Man, cocaine is a hell of a drug. Apparently, our neighbors across the pond snort so much of it that it has contaminated their water supply.
The finding comes from a recent initiative to assess the dangers from pharmaceutical compounds appearing in British drinking water. An investigation of these compounds revealed traces of cocaine in the water supply, even after it had gone through intensive purification treatments. This, is part, explains Russell Brand.
Experts from the Drinking Water Inspectorate found the water contained benzoylecgonine, the metabolized form of coke that appears only when it has passed through your slammin' hot kidneys and urethra.
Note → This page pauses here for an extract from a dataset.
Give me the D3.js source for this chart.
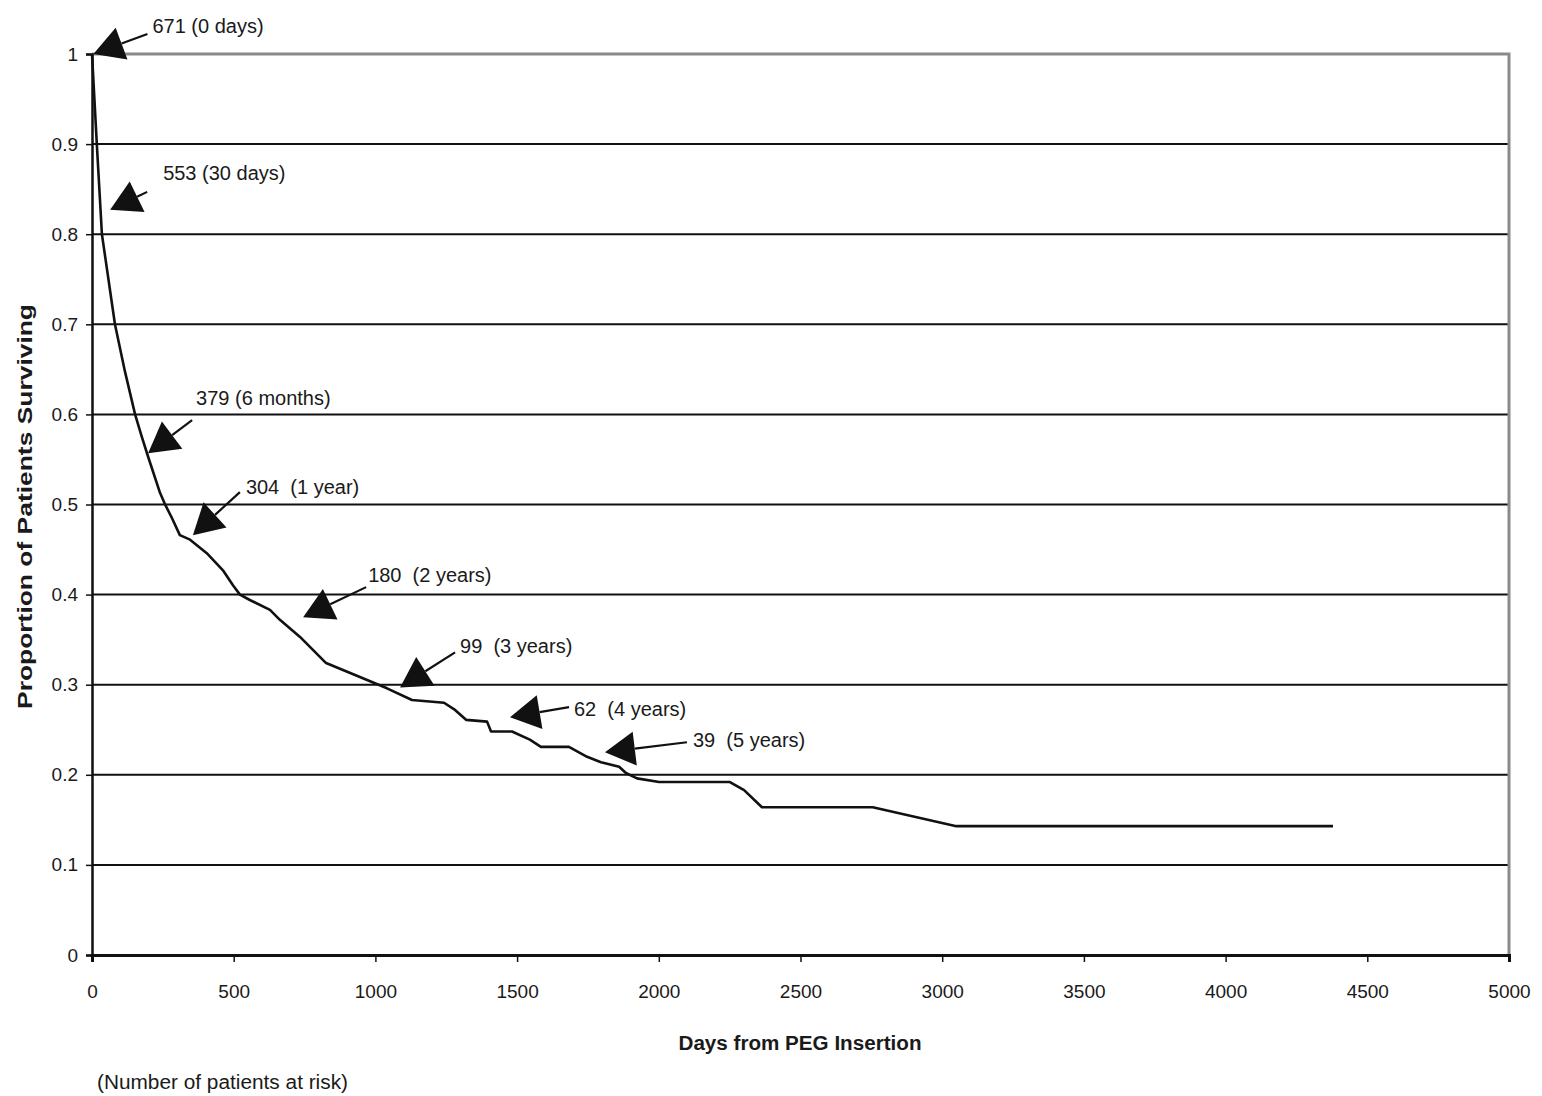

It's the same compound that your boss looked for when he drug tested you at work after that whole "photocopier incident," which we promised you we wouldn't talk about.
England has one of the highest cocaine use rates in Europe, and the stuff has been getting cheaper and cheaper as more Britons realize that it can make them finish their TPS reports in 15 minutes flat.
But how bad is the cocaine-in-my-ice-water problem? The report claimed that "Estimated exposures for most of the detected compounds are at least thousands of times below doses seen to produce adverse effects in animals and hundreds of thousands below human therapeutic doses." Well, I guess we're going to be drinking a lot more water then.
Jesus, you guys. Get a Brita. It's just one letter away from Britan, so it's practically a patriotic gesture.